The most valuable asset you’ll ever have is your mind and what you put into it.”

— Brian Tracy

It turns out, no matter our age, new knowledge is beneficial for us on multiple levels. Continuing research regarding the benefits of lifelong learning, in particular, nonformal and recreational types of learning for older adults, has been found to promote and sustain general feelings of well-being, self-efficacy, social support, and improved brain function.

It may be difficult to feel a general sense of well-being right now. However, pursuing a lifelong learning mindset can help us build a better sense of satisfaction with life. Acquiring new knowledge and skills can add meaning and purpose to our seemingly ordinary lives. Learning can also help us deal with uncertainty, boredom, and may even be exciting and fun, although not always comfortable at first.  Depending on what we learn, we may develop a sense of feeling more connected to our community.

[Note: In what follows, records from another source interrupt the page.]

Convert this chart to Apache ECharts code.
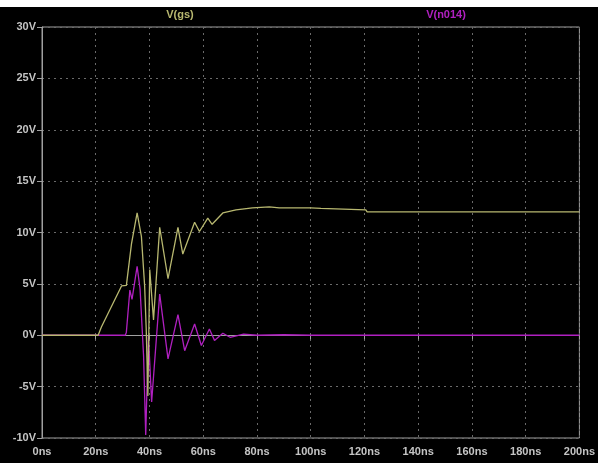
<!DOCTYPE html>
<html>
<head>
<meta charset="utf-8">
<script src="https://cdn.jsdelivr.net/npm/echarts@6/dist/echarts.min.js"></script>
<style>
  html, body { margin: 0; padding: 0; background: #fff; }
  #main { width: 598px; height: 463px; }
</style>
</head>
<body>
<div id="main"></div>
<script>
// V(gs) trace (time in ns, volts)
var vgsTime = [0, 20, 20.9, 22.1, 29.6, 31.4, 33.3, 35.4, 37, 38.2, 38.8, 39.4, 40.1, 41.5, 43.8, 46.9, 50.6, 52.4, 56.8, 58.6, 61.7, 63.3, 67.3, 72.2, 78.3, 84.6, 88.3, 100, 103.8, 104.2, 120.5, 121, 200];
var vgsVolt = [0, 0, 0, 0.8, 4.8, 4.85, 8.9, 11.9, 9.6, 4.8, 0.5, -5.9, 6.4, 1.5, 10.5, 5.5, 10.5, 7.9, 11, 10.1, 11.4, 10.8, 11.9, 12.2, 12.4, 12.5, 12.4, 12.4, 12.35, 12.2, 12.2, 12.0, 12.0];

// V(n014) trace
var vnTime = [0, 31, 31.4, 32.7, 33.5, 35.4, 36.5, 37.8, 38.6, 39.6, 40.8, 43.8, 46.9, 50.6, 53.1, 56.8, 59.3, 62.3, 64.2, 67.3, 70, 75, 80, 90, 100, 120, 150, 200];
var vnVolt = [0, 0, 0.3, 4.4, 3.5, 6.7, 4.5, -2, -9.7, 0, -6.5, 4.0, -2.3, 2.0, -1.5, 1.1, -1.0, 0.6, -0.5, 0.2, -0.2, 0.1, 0, 0.05, 0, 0, 0, 0];

var seriesNames = ['V(gs)', 'V(n014)'];

function pairs(t, v) {
    var out = [];
    for (var i = 0; i < t.length; i++) out.push([t[i], v[i]]);
    return out;
}

var myChart = echarts.init(document.getElementById('main'));
var labelStyle = { color: '#c4c4c4', fontSize: 11, fontWeight: 'bold', fontFamily: 'Liberation Sans' };

var option = {
    backgroundColor: '#000',
    animation: false,
    grid: { left: 42, right: 17, top: 27, bottom: 25, show: true, borderColor: '#a0a0a0', borderWidth: 1 },
    graphic: [
        { type: 'rect', left: 0, top: 0, shape: { width: 598, height: 7 }, style: { fill: '#fff' } },
        { type: 'text', x: 180, y: 9, style: { text: seriesNames[0], fill: '#b8b870', font: 'bold 11px Liberation Sans', textAlign: 'center' } },
        { type: 'text', x: 446, y: 9, style: { text: seriesNames[1], fill: '#b020c0', font: 'bold 11px Liberation Sans', textAlign: 'center' } }
    ],
    xAxis: {
        type: 'value', min: 0, max: 200, interval: 20,
        axisLine: { lineStyle: { color: '#a0a0a0' } },
        axisTick: { show: true, length: 4, inside: false, lineStyle: { color: '#a0a0a0' } },
        axisLabel: Object.assign({ margin: 8, formatter: '{value}ns' }, labelStyle),
        splitLine: { show: true, lineStyle: { color: '#6a6a6a', type: [2, 4] } }
    },
    yAxis: {
        type: 'value', min: -10, max: 30, interval: 5,
        axisLine: { show: true, lineStyle: { color: '#a0a0a0' } },
        axisTick: { show: true, length: 5, lineStyle: { color: '#a0a0a0' } },
        axisLabel: Object.assign({ margin: 6, formatter: '{value}V' }, labelStyle),
        splitLine: { show: true, lineStyle: { color: '#6a6a6a', type: [2, 4] } }
    },
    series: [
        {
            name: seriesNames[1], type: 'line', showSymbol: false,
            data: pairs(vnTime, vnVolt),
            lineStyle: { color: '#b020c0', width: 1.3 }
        },
        {
            name: seriesNames[0], type: 'line', showSymbol: false,
            data: pairs(vgsTime, vgsVolt),
            lineStyle: { color: '#b8b870', width: 1.3 }
        }
    ]
};
myChart.setOption(option);
</script>
</body>
</html>
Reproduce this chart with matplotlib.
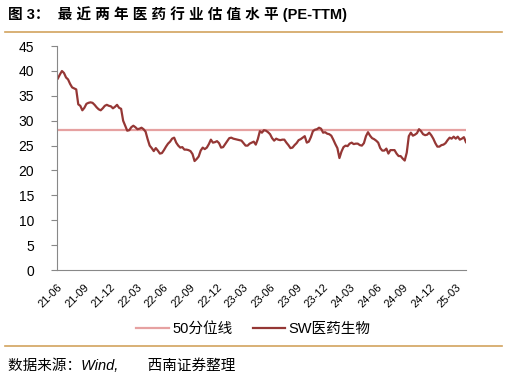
import pandas as pd
import matplotlib.dates as mdates
from matplotlib import pyplot as plt
from matplotlib.lines import Line2D

plt.rcParams['font.family'] = ['Liberation Sans', 'Noto Sans CJK SC']

# weekly PE-TTM of the SW pharma index
start = '2021-06-04'
pe = [38.5, 39.3, 40.0, 39.6, 38.7, 38.3, 37.4, 36.7, 36.5, 36.3,
      33.3, 33.0, 32.1, 32.6, 33.4, 33.6, 33.7, 33.6, 33.2, 32.7,
      32.3, 32.1, 32.5, 33.0, 33.2, 33.0, 32.9, 32.5, 32.8, 33.2,
      32.6, 32.4, 30.0, 29.0, 28.0, 28.1, 28.7, 29.0, 28.7, 28.3,
      28.4, 28.6, 28.3, 27.8, 26.3, 25.0, 24.5, 23.9, 24.5, 24.0,
      23.4, 23.5, 24.1, 24.8, 25.4, 25.8, 26.4, 26.6, 25.6, 25.0,
      24.6, 24.7, 24.2, 24.2, 24.1, 23.9, 23.3, 21.9, 22.3, 22.8,
      24.0, 24.6, 24.3, 24.6, 25.3, 26.2, 25.6, 25.7, 25.9, 25.5,
      24.6, 24.7, 25.3, 25.9, 26.5, 26.6, 26.4, 26.3, 26.2, 26.1,
      26.0, 25.5, 25.0, 25.0, 25.4, 25.6, 25.8, 25.2, 26.3, 27.9,
      27.6, 28.1, 28.0, 27.7, 27.3, 26.5, 26.0, 26.4, 26.2, 26.1,
      26.2, 26.2, 25.6, 25.1, 24.5, 24.6, 25.1, 25.5, 26.1, 26.3,
      26.6, 26.9, 25.6, 25.8, 26.7, 27.9, 28.2, 28.3, 28.6, 28.4,
      27.6, 27.7, 27.4, 27.3, 27.0, 26.2, 25.3, 24.5, 22.5, 23.8,
      24.7, 25.0, 24.9, 25.4, 25.6, 25.3, 25.4, 25.4, 25.1, 25.0,
      25.5, 26.9, 27.7, 27.0, 26.5, 26.3, 26.0, 25.6, 24.5, 24.0,
      24.0, 24.4, 23.4, 24.1, 24.1, 24.1, 23.4, 22.9, 22.9, 22.4,
      22.0, 23.6, 26.9, 27.6, 27.0, 27.2, 27.5, 28.3, 27.9, 27.3,
      27.1, 27.2, 27.6, 27.1, 26.4, 25.5, 24.8, 24.8, 25.1, 25.2,
      25.5, 26.1, 26.6, 26.4, 26.8, 26.4, 26.8, 26.2, 26.4, 26.7,
      25.7]
median_pe = 28.2
labels = ['50分位线', 'SW医药生物']
dates = pd.date_range(start, periods=len(pe), freq='W-FRI')

fig = plt.figure(figsize=(5.07, 3.78), dpi=100)
ax = fig.add_axes([0.1124, 0.2857, 0.8066, 0.5923])

ax.plot(dates, [median_pe] * len(dates), color='#E6A1A1', lw=1.6)
ax.plot(dates, pe, color='#953735', lw=1.6)

ax.set_ylim(0, 45)
ax.set_yticks(range(0, 46, 5))
ax.set_xlim(pd.Timestamp('2021-06-01'), dates[-1])
ax.xaxis.set_major_locator(mdates.MonthLocator(bymonth=[3, 6, 9, 12]))
ax.xaxis.set_major_formatter(mdates.DateFormatter('%y-%m'))
for lbl in ax.get_xticklabels():
    lbl.set_rotation(45)
    lbl.set_ha('right')
    lbl.set_rotation_mode('anchor')
    lbl.set_fontsize(8)
ax.tick_params(axis='x', length=0, pad=9)
ax.tick_params(axis='y', length=4.5, color='#888888', labelsize=10, pad=12)

for s in ['top', 'right']:
    ax.spines[s].set_visible(False)
ax.spines['left'].set_color('#888888')
ax.spines['bottom'].set_color('#888888')

handles = [Line2D([], [], color='#E6A1A1', lw=1.6), Line2D([], [], color='#953735', lw=1.6)]
fig.legend(handles, labels, loc='center', bbox_to_anchor=(0.5, 0.13),
           ncol=2, frameon=False, fontsize=10.5, handlelength=2.2, columnspacing=1.4,
           handletextpad=0.25)

# title, rules and source note (spaced out like the report's letter spacing)
fig.text(0.016, 0.962, '图 3：  最 近 两 年 医 药 行 业 估 值 水 平 (PE-TTM)', fontsize=10.5,
         fontweight='bold', va='center', ha='left')
fig.add_artist(Line2D([0.01, 0.99], [0.915, 0.915], color='#D2A35E', lw=1.2))
fig.add_artist(Line2D([0.01, 0.99], [0.085, 0.085], color='#D2A35E', lw=1.2))
fig.text(0.016, 0.032, '数据来源：Wind,\u3000\u3000西南证券整理', fontsize=10.5, style='italic',
         va='center', ha='left')

fig.savefig('out.png', dpi=100)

Virtual connection with others can still give us a sense of community belonging and offer opportunities to collaborate, benefiting our hometown.

Learning something new increases our belief in our ability to succeed in a particular situation and cope effectively with uncertainty, unwanted change, and adversity. Learning offers new tools and ways to handle life events, even those unexpected. Plus, there is nothing more satisfying than a sense of achievement. Setting ourselves a goal to learn something new, then reaching it, is super rewarding and gives us a sense of accomplishment. Plus, the more we know, the more effectively we can operate in everyday life. It might be worth noting that mastering a new subject or endeavor does not have to be the goal. Let’s be honest, learning works differently for everyone. That is okay. Enjoy the journey. Let’s consider lifelong learning as essential self-care. Self-care is not a luxury, it is a necessity, especially now.

Taking up a hobby, or sport, or joining a class (even online) is a great way to meet new people. Not only will we learn something, but we’ll also spend time with other people who have similar interests and potentially make new friends. A healthy social support system helps enrich life quality by providing positivity and hope; a buffer against adverse life events. Historically our culture has successfully dealt with adversity by gathering to create emotional security and a sense of shared belonging. Since we often can’t gather in traditional ways right now, the Hub on Smith is learning, along with everyone else, innovative ways to adapt and remain connected. We are currently sharing experiences and learning by meeting in-person, online and through outdoor activities. Examples include the Family Caregivers, Older Relative Caregivers, Harvest Group (persons living with dementia), and Fun and Wellness programs. Participants can attend snow-shoeing outings, walking-groups, online Doc-Talks, exercise, cooking, and even watercolor classes.  All these options, including enrollment in the Tech Connect Loan Program, help us stay more connected, learning more about various topics, ourselves and each other.

We are also learning from Hub participants’ through their reflections, the value of a weekly email, phone call, or handwritten letter. Consistent connection can be a lifeline for many of us who feel extremely socially isolated, benefiting the author and the lucky recipient. If you are feeling a-bit more isolated and lonelier, it may seem easier to keep to yourself. However, shutting down is hard on all of us. Learning something new is the opposite – reach out, try something different or novel, add a new twist on your favorite meal or look up an inspirational quote to share in a note with someone you love!  Learning new ways to retune your mindset, life habits, and activities considering current social conditions, finding new ways to create ‘community’, and actively connecting with ourselves and each other, can transcend feelings of division and social isolation. It’s worth acknowledging this can be challenging, but you’re worth the effort.

Learning rewires your brain. Neuroplasticity, the phenomenon of your brain to make new connections between neurons, occurs at every age. In the same way physical exercise helps keep your heart healthy, mental exercise helps keep your brain in shape. Anything that challenges you to think about things in a new way, from crossword puzzles to learning to crochet, can help keep your mind fit.  Learning can also improve your memory. You can train your mind to remember things more easily just like training your body to get up the stairs more easily. Overall recall is improved by practicing, repeating, or sharing your new skills and knowledge.

Adult learning opportunities come in many forms and can include fitness & health, music & dance, arts & crafts, language, computer, or practical skill classes. At the Hub on Smith, we usually host many of these types of classes in-person however, current offerings are adjusted to accommodate online learning platforms as our building is under-construction to complete an extensive HVAC project.